Andrea, Grand Junction
This is a funny question, as it is still surprising to me that more sellers don’t ask more questions. I guess they just generally assume I know what I am doing, however, this could be a very costly assumption depending on who they are interviewing. Real Estate is such a relationship based business model that often times the relationship outweighs the expertise and if you take this stance it can cost you thousands of dollars. I also think most people are not very good at asking questions or don’t want to seem pushy. I must admit that I am not a great question asker, as it is a real art and gift. Asking the right questions is “THE” key to finding a good real estate agent. Here are a few:
On average, how many homes have you sold each year for the past 3 years?
You are looking for an answer that is somewhere north of 25 homes. Any less than 2 per month and it would be hard to call it your profession.
Is Real Estate your full time Job?
You want to hear “YES”. If not, end the interview.
What will be your marketing strategy for my home?
You want to see a comprehensive strategy with several marketing avenues in place with an emphasis on consistency and frequency of message.
What separates you from your competition?
This should tell you a lot. They should know their competition and better yet, know their marketing plan, office processes and how those are superior.
How will you communicate with me?
This one may be the most important. If you get an answer that feels like there is no plan that means there is no plan. Again, end the interview if the answer is not specific on when and how you can expect communication.
What negatives do you see with my home?
If they are unsure of what negatives exist or what the barriers of sale may be, then either they are not willing to confront the issues or they don’t have the skill set to identify them. Again, unless they provide you with some insight, end the interview. Even the most perfect house, has flaws.
Will you provide references?
Ask for them and call them. You are interviewing. Do your homework or don’t blame the agent if it does not work out!
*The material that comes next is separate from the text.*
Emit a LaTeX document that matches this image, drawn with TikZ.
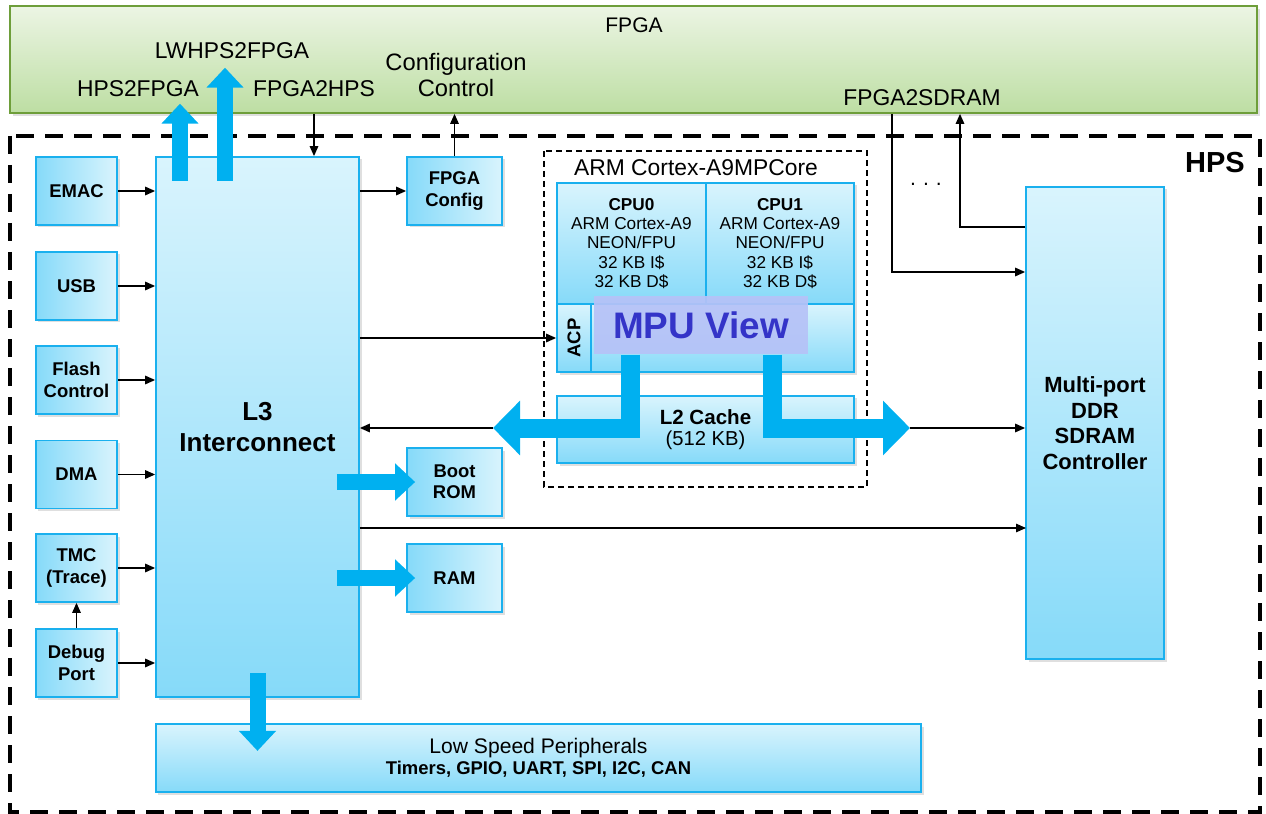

Notice, the question about how much the house is worth is not on the list. Make your decision based on the answers to questions similar to the ones listed above, not what value the agent tells you your home should sell for. Trust me, if the answers to the above questions all fit, then you and the agent will be able to find a real market value for your home and have a great relationship through to closing. I hope this helps your folks and that the process is enjoyable. Part of making the ride enjoyable is doing your homework up front so you are comfortable with the driver. Then you can sit back and relax knowing you are in good hands.